Certainly, one challenge was only receiving three medication deliveries a year. I arrived at one of the projects to find one of the antibiotics had completely run out and it’s one that’s used for infections in malnourished children, so running out is fairly critical.
 
I did some digging around and found the antibiotic was being prescribed by all sorts of different hospital departments that didn’t have a good reason for routine use.
 
I discussed this with the national staff in the pharmacy to get an idea of what was going on and then took that to the medical team to see what we could do about it. A decision was made that it would be limited just to the nutrition ward, the intensive care unit and paediatrics. The pharmacy was responsible for enforcing that policy.
 
What were some highlights?
 
I think training of the national staff was a great highlight.

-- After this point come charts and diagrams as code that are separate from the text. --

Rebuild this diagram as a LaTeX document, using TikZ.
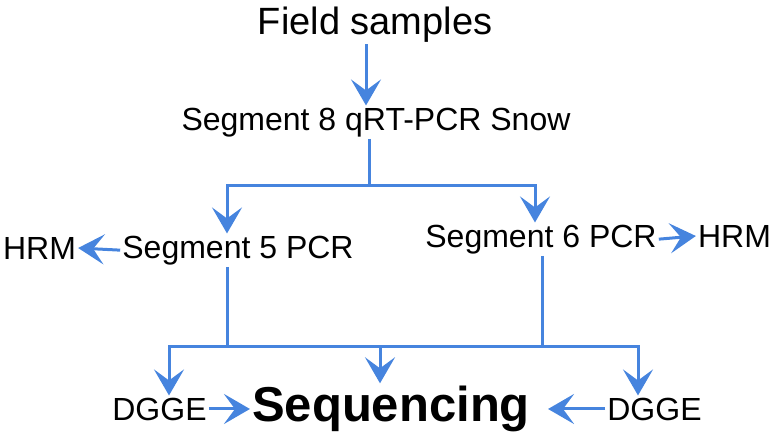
\documentclass[tikz,border=0pt]{standalone}
\usepackage{fontspec}
\setmainfont{Liberation Sans}
\usetikzlibrary{arrows.meta}
\definecolor{flowblue}{RGB}{70,132,222}

\begin{document}
\begin{tikzpicture}[x=1pt, y=-1pt,
    flow/.style={draw=flowblue, line width=3pt},
    tip/.style={-{Stealth[length=26pt, width=30pt, inset=11pt]}}]
    \useasboundingbox (0,0) rectangle (776,437);
    \path[every node/.style={anchor=base, inner sep=2pt, font=\fontsize{32}{38}\selectfont}]
        (375, 34) node[font=\fontsize{38}{46}\selectfont] (field){Field samples}
        (376, 130) node (seg8){Segment 8 qRT-PCR Snow}
        (238, 258) node (seg5){Segment 5 PCR}
        (541, 247) node (seg6){Segment 6 PCR}
        (39.5, 259) node (hrm5){HRM}
        (734.5, 247) node (hrm6){HRM}
        (159.5, 420) node (dgge5){DGGE}
        (654.5, 420) node (dgge6){DGGE}
        (391, 421) node[font=\fontsize{49}{58}\selectfont\bfseries] (seq){Sequencing};
    \coordinate (top) at (369, 185);
    \coordinate (topL) at (227, 185);
    \coordinate (topR) at (535, 185);
    \coordinate (bot5) at (227, 346);
    \coordinate (bot6) at (542, 346);
    \coordinate (botL) at (169, 346);
    \coordinate (botM) at (380, 346);
    \coordinate (botR) at (638, 346);
    \begin{scope}[flow]
        \draw[tip] ([xshift=-9pt]field.south) -- ([xshift=-9pt]field.south |- seg8.north);
        \draw (seg8.south -| top) -- (top);
        \draw[tip] (top) -| (topL |- seg5.north);
        \draw[tip] (top) -| (topR |- seg6.north);
        \draw[tip] (seg5.west) -- (hrm5.east);
        \draw[tip] (seg6.east) -- (hrm6.west);
        \draw[tip] (seg5.south -| bot5) |- (botL) -- (botL |- dgge5.north);
        \draw[tip] (seg6.south -| bot6) |- (botR) -- (botR |- dgge6.north);
        \draw (bot5) -- (bot6);
        \draw[tip] (botM) -- (botM |- seq.north);
        \draw[tip] (dgge5.east) -- (dgge5.east -| seq.west);
        \draw[tip] (dgge6.west) -- ([xshift=16pt]dgge6.west -| seq.east);
    \end{scope}
\end{tikzpicture}
\end{document}
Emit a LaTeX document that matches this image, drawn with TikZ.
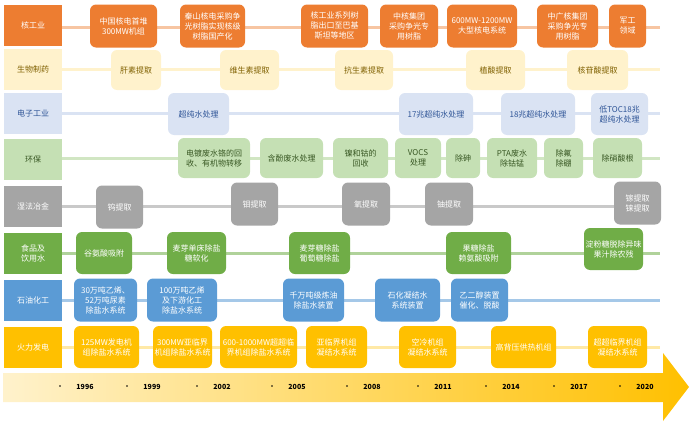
\documentclass[tikz,border=0pt]{standalone}
\usepackage{fontspec}
\setmainfont{Noto Sans CJK SC}
\usetikzlibrary{positioning}
\definecolor{cOr}{HTML}{ED7D31}
\definecolor{cYe}{HTML}{FFF2CC}
\definecolor{cLb}{HTML}{DAE3F3}
\definecolor{cLg}{HTML}{C5E0B4}
\definecolor{cGy}{HTML}{A5A5A5}
\definecolor{cGn}{HTML}{70AD47}
\definecolor{cBl}{HTML}{5B9BD5}
\definecolor{cAm}{HTML}{FFC000}
\definecolor{tYe}{HTML}{7F6000}
\definecolor{tLb}{HTML}{2F5597}
\definecolor{tLg}{HTML}{385723}
\tikzset{
  lab/.style={draw=none,fill=#1,minimum width=58pt,minimum height=41pt,inner sep=1pt,align=center,font=\fontsize{8}{10}\selectfont},
  ev/.style={draw=none,fill=#1,rounded corners=6pt,inner sep=1pt,align=center,font=\fontsize{8}{10}\selectfont},
  row/.style={line width=3pt,#1}
}
\begin{document}
\begin{tikzpicture}[x=1pt,y=-1pt]
\useasboundingbox (0,0) rectangle (693,423);
% row lines
\foreach \y/\c in {27/cOr!45,69/cYe,113/cLb,158/cLg!80,206/cGy!60,253/cGn!55,300/cBl!55,347/cAm!35}
  \draw[row=\c] (62,\y) -- (660,\y);
% labels
\node[lab=cOr,text=white] (l1) at (33,25) {核工业};
\node[lab=cYe,text=tYe] (l2) at (33,69) {生物制药};
\node[lab=cLb,text=tLb] (l3) at (33,113) {电子工业};
\node[lab=cLg,text=tLg] (l4) at (33,159) {环保};
\node[lab=cGy,text=white] (l5) at (33,206) {湿法冶金};
\node[lab=cGn,text=white] (l6) at (33,253) {食品及\\饮用水};
\node[lab=cBl,text=white] (l7) at (33,300) {石油化工};
\node[lab=cAm,text=white] (l8) at (33,347) {火力发电};
% nuclear
\foreach \xa/\xb/\txt [count=\i] in {90/157/{中国核电首堆\\300MW机组},180/245/{秦山核电采购争\\光树脂实现核级\\树脂国产化},301/368/{核工业系列树\\脂出口至巴基\\斯坦等地区},380/438/{中核集团\\采购争光专\\用树脂},447/517/{600MW-1200MW\\大型核电系统},537/598/{中广核集团\\采购争光专\\用树脂},609/646/{军工\\领域}}
  \node[ev=cOr,text=white,minimum width={(\xb-\xa)*1pt},minimum height=43pt] (n\i) at ({(\xa+\xb)/2},26) {\txt};
% pharma
\foreach \xa/\xb/\txt [count=\i] in {111/161/肝素提取,220/279/维生素提取,335/393/抗生素提取,466/525/植酸提取,567/628/核苷酸提取}
  \node[ev=cYe,text=tYe,minimum width={(\xb-\xa)*1pt},minimum height=40pt] (b\i) at ({(\xa+\xb)/2},70) {\txt};
% electronics
\foreach \xa/\xb/\txt [count=\i] in {168/229/超纯水处理,399/473/17兆超纯水处理,501/575/18兆超纯水处理,591/648/{低TOC18兆\\超纯水处理}}
  \node[ev=cLb,text=tLb,minimum width={(\xb-\xa)*1pt},minimum height=42pt] (e\i) at ({(\xa+\xb)/2},114) {\txt};
% environment
\foreach \xa/\xb/\txt [count=\i] in {178/250/{电镀废水铬的回\\收、有机物转移},260/323/含酚废水处理,333/388/{镍和钴的\\回收},395/441/{VOCS\\处理},446/480/除砷,487/537/{PTA废水\\除钴锰},544/583/{除氟\\除硼},593/642/除硝酸根}
  \node[ev=cLg,text=tLg,minimum width={(\xb-\xa)*1pt},minimum height=40pt] (h\i) at ({(\xa+\xb)/2},158) {\txt};
% hydrometallurgy
\foreach \xa/\xb/\xy/\txt [count=\i] in {96/143/207/钨提取,231/278/204/钼提取,342/390/204/氧提取,425/473/204/铀提取,614/661/203/{镓提取\\铼提取}}
  \node[ev=cGy,text=white,minimum width={(\xb-\xa)*1pt},minimum height=43pt] (s\i) at ({(\xa+\xb)/2},\xy) {\txt};
% food
\foreach \xa/\xb/\xy/\txt [count=\i] in {76/132/253/谷氨酸吸附,167/226/253/{麦芽单床除盐\\糖软化},289/350/253/{麦芽糖除盐\\葡萄糖除盐},446/511/253/{果糖除盐\\赖氨酸吸附},584/643/249/{淀粉糖脱除异味\\果汁除农残}}
  \node[ev=cGn,text=white,minimum width={(\xb-\xa)*1pt},minimum height=42pt] (f\i) at ({(\xa+\xb)/2},\xy) {\txt};
% petrochemical
\foreach \xa/\xb/\txt [count=\i] in {74/137/{30万吨乙烯、\\52万吨尿素\\除盐水系统},147/217/{100万吨乙烯\\及下游化工\\除盐水系统},283/344/{千万吨级炼油\\除盐水装置},375/440/{石化凝结水\\系统装置},451/508/{乙二醇装置\\催化、脱酸}}
  \node[ev=cBl,text=white,minimum width={(\xb-\xa)*1pt},minimum height=43pt] (p\i) at ({(\xa+\xb)/2},300) {\txt};
% thermal power
\foreach \xa/\xb/\txt [count=\i] in {74/139/{125MW发电机\\组除盐水系统},153/212/{300MW亚临界\\机组除盐水系统},220/297/{600-1000MW超超临\\界机组除盐水系统},306/367/{亚临界机组\\凝结水系统},399/456/{空冷机组\\凝结水系统},491/556/高背压供热机组,588/647/{超超临界机组\\凝结水系统}}
  \node[ev=cAm,text=white,minimum width={(\xb-\xa)*1pt},minimum height=42pt] (t\i) at ({(\xa+\xb)/2},347) {\txt};
% timeline
\shade[left color=cYe,right color=cAm] (3,373) -- (663,373) -- (663,353) -- (689,387) -- (663,421) -- (663,402) -- (3,402) -- cycle;
\foreach \x/\yr in {85/1996,152/1999,222/2002,297/2005,372/2008,443/2011,511/2014,579/2017,645/2020}{
  \fill (\x-25,386) circle (0.9);
  \node[font=\fontsize{7}{8}\selectfont\bfseries] (y\yr) at (\x,387) {\yr};
}
\end{tikzpicture}
\end{document}
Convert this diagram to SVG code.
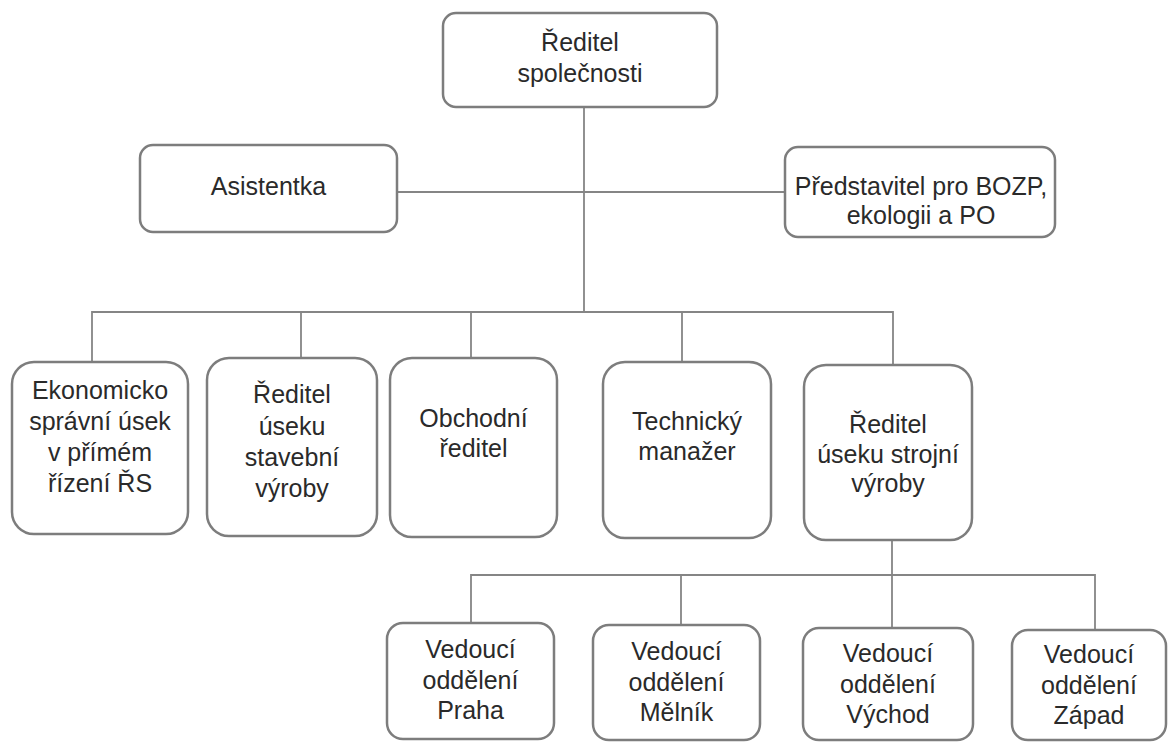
<svg xmlns="http://www.w3.org/2000/svg" width="1169" height="742" viewBox="0 0 1169 742">
<style>
.box{fill:#fff;stroke:#7d7d7d;stroke-width:2.5}
.ln{fill:none;stroke:#858585;stroke-width:1.8}
text{font-family:"Liberation Sans",Arial,Helvetica,sans-serif;font-size:25px;fill:#2a2a2a;text-anchor:middle}
</style>
<rect width="1169" height="742" fill="#fff"/>
<g id="connectors">
<path class="ln" d="M584 107V312M397 192H785M92 362V312H893V365M301 312V358M471 312V358M682 312V362"/>
<path class="ln" d="M892 540V575M471 623V575H1095V630M681 575V625M892 575V628"/>
</g>
<g id="n-reditel-spolecnosti">
<rect class="box" x="443" y="13" width="274" height="94" rx="13"/>
<text x="580" y="51">Ředitel</text>
<text x="580" y="82">společnosti</text>
</g>
<g id="n-asistentka">
<rect class="box" x="140" y="145" width="257" height="87" rx="13"/>
<text x="268.5" y="195">Asistentka</text>
</g>
<g id="n-predstavitel">
<rect class="box" x="785" y="147" width="270" height="90" rx="13"/>
<text x="921" y="195">Představitel pro BOZP,</text>
<text x="921" y="224">ekologii a PO</text>
</g>
<g id="n-ekonomicko">
<rect class="box" x="12" y="362" width="176" height="172" rx="22"/>
<text x="100" y="399">Ekonomicko</text>
<text x="100" y="430">správní úsek</text>
<text x="100" y="461">v přímém</text>
<text x="100" y="492">řízení ŘS</text>
</g>
<g id="n-stavebni">
<rect class="box" x="207" y="358" width="170" height="178" rx="22"/>
<text x="292" y="403">Ředitel</text>
<text x="292" y="435">úseku</text>
<text x="292" y="466">stavební</text>
<text x="292" y="497">výroby</text>
</g>
<g id="n-obchodni">
<rect class="box" x="390" y="358" width="167" height="179" rx="22"/>
<text x="473.5" y="427">Obchodní</text>
<text x="473.5" y="457">ředitel</text>
</g>
<g id="n-technicky">
<rect class="box" x="603" y="362" width="168" height="176" rx="22"/>
<text x="687" y="430">Technický</text>
<text x="687" y="460">manažer</text>
</g>
<g id="n-strojni">
<rect class="box" x="804" y="365" width="168" height="175" rx="22"/>
<text x="888" y="433">Ředitel</text>
<text x="888" y="463">úseku strojní</text>
<text x="888" y="492">výroby</text>
</g>
<g id="n-praha">
<rect class="box" x="387" y="623" width="167" height="116" rx="16"/>
<text x="470.5" y="658">Vedoucí</text>
<text x="470.5" y="689">oddělení</text>
<text x="470.5" y="719">Praha</text>
</g>
<g id="n-melnik">
<rect class="box" x="593" y="625" width="167" height="115" rx="16"/>
<text x="676.5" y="660">Vedoucí</text>
<text x="676.5" y="691">oddělení</text>
<text x="676.5" y="721">Mělník</text>
</g>
<g id="n-vychod">
<rect class="box" x="803" y="628" width="170" height="112" rx="16"/>
<text x="888" y="662">Vedoucí</text>
<text x="888" y="693">oddělení</text>
<text x="888" y="723">Východ</text>
</g>
<g id="n-zapad">
<rect class="box" x="1012" y="630" width="154" height="110" rx="16"/>
<text x="1089" y="663">Vedoucí</text>
<text x="1089" y="694">oddělení</text>
<text x="1089" y="724">Západ</text>
</g>
</svg>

If they can give appropriate information to patients, that’s absolutely key.
 
It’s also a common theme within pharmacy that we are the last contact the patient has with healthcare and it’s our responsibility to make sure the patient knows what to do with their medicines. It’s a big responsibility.
 
How has being a pharmacist with MSF changed the way you practise when you’re back in the UK?
 
I’m not sure whether it has. My beliefs in what pharmacy has to offer haven’t changed. What we offer as pharmacists varies according to the context, but the bottom line is the provision of assured quality medication to patients who know how to take it. That’s common everywhere.
 
I felt strongly about that working in the UK too, whether it was in community pharmacy or working with commissioning bodies.
 
Would you recommend MSF work to other pharmacists?
 
Yes, if they’re prepared for the possible privations that living on an MSF compound can bring – it’s not the most comfortable way of life – but it certainly opens your eyes to situations in other parts of the world.
 
You’re usually working six days a week and there’s certainly no nine to five. And if you’re needed on the seventh day of the week, you work it. It is hard work. But I’ve found it endlessly fascinating.